When HK$5 billion is not enough: Hong Kong transitional housing plan ‘more expensive than initially thought’
- Half of the money set aside for the scheme already allocated towards building just a quarter of the projected units
- One expert has called on the government to look for bigger plots to develop in hopes of capitalising on economies of scale
A HK$5 billion (US$645.1 million) sum earmarked for transitional housing in Hong Kong – the world’s most expensive property market – is not stretching as far as anticipated, with half the money already allocated towards building just a quarter of the homes planned.
The temporary flats, built with modular units pre-assembled on the mainland, have turned out to be more expensive to set up than initially thought, according to a surveyor.
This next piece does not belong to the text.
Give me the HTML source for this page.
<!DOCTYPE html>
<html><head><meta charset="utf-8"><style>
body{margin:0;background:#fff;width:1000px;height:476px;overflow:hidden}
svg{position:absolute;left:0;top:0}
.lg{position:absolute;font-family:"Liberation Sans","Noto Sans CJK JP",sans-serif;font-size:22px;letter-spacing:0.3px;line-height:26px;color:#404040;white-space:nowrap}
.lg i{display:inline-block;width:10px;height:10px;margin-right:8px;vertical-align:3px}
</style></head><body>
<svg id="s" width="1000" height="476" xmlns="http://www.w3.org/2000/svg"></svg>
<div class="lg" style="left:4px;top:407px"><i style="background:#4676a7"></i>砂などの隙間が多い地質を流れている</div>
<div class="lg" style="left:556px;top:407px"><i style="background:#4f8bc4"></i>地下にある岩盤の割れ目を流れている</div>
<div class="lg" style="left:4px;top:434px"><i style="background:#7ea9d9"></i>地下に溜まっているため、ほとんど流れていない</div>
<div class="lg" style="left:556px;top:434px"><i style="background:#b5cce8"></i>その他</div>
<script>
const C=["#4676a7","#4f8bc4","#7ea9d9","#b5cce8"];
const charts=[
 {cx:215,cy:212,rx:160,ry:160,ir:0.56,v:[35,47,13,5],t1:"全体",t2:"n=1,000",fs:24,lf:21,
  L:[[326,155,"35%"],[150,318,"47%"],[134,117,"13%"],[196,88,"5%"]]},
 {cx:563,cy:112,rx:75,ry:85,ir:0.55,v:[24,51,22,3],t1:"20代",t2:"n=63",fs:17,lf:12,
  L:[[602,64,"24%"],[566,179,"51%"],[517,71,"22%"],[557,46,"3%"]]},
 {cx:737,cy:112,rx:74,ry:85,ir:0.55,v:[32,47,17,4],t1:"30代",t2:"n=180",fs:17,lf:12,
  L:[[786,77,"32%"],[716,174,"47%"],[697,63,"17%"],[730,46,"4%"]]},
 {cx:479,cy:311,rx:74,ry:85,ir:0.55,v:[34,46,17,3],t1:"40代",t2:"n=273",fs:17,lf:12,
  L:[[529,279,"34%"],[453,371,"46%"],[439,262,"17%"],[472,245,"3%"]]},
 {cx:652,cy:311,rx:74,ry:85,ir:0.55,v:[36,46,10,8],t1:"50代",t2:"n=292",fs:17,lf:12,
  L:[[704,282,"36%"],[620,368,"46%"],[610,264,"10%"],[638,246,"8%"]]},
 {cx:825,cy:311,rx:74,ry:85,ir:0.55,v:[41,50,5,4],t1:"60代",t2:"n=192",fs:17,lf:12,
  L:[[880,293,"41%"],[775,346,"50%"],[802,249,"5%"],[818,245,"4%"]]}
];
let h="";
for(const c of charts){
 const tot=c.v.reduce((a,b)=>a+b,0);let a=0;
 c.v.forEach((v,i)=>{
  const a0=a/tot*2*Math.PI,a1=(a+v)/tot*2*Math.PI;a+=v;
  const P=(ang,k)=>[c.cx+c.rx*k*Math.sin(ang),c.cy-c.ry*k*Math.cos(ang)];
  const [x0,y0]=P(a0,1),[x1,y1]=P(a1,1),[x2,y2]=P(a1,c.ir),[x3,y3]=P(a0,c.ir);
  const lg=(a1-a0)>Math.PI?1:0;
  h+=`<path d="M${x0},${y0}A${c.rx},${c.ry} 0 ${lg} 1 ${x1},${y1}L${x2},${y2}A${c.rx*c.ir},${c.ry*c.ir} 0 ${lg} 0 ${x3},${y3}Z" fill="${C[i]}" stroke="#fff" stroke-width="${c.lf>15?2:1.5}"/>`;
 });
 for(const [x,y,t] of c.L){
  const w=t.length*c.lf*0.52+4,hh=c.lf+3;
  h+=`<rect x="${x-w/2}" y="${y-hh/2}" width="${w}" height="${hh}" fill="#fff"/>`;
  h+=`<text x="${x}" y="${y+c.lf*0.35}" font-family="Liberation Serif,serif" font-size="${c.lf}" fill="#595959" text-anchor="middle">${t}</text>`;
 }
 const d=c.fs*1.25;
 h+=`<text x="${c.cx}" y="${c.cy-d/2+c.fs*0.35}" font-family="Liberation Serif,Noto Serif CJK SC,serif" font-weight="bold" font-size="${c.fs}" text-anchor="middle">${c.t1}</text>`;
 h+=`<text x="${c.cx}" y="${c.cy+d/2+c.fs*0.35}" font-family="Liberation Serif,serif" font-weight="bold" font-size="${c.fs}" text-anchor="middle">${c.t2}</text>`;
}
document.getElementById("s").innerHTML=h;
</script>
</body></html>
A committee responsible for assessing funding applications for transitional housing projects on Thursday approved a second round of backing, which covers two projects in the New Territories.
In all, the committee has set aside HK$2.23 billion for five projects totalling 4,076 flats – just over a quarter of the target of 15,000 flats originally envisioned under the funding scheme.
The plan, announced early last year, is a government initiative to help low-income groups who live in poor conditions, such as subdivided flats, and who have not been able to move to public rental housing. The average waiting time for public housing in Hong Kong is 5½ years, with more than 155,000 applicants on the waiting list.
In a bid to ease the shortage, Chief Executive Carrie Lam Cheng Yuet-ngor more than doubled the budget for transitional housing from HK$2 billion to HK$5 billion in her policy address last October.
The transitional homes are built on vacant property or idle land leased by the government or private developers for only a few years.
So far, the government has identified enough sites to build 12,700 flats – still 2,300 short of its goal.
One of the projects that got the green light on Thursday was a development at Tung Tau, in Yuen Long by Hong Kong Sheng Kung Hui Welfare on land leased by Sun Hung Kai. It was granted HK$990 million, and is expected to provide about 1,800 flats.
The other project, in Tsuen Wan by Yan Chai Hospital, got HK$64.9 million, and is expected to provide about 124 units.
Vincent Ho Kui-yip, a former president of the Institute of Surveyors who has worked on two transitional housing projects, said the HK$5 billion budget would not be enough to deliver the target number of flats.
As one modular unit normally costs HK$500,000 to build, the sum would only cover 10,000 homes, he said.
“Transitional homes are more expensive to build than we initially thought,” he said. “The government should find larger sites so as to enjoy the economy of scale, so some costs can be spread out over a larger number of flats in a project.”
The costs lie in levelling the land and connecting the sites to water, electricity and roads, as well as the transport of the prefabricated units – each of them about 20 square metres in size – across the border from the mainland.
The coronavirus pandemic had only added delays and complicated matters further, Ho added.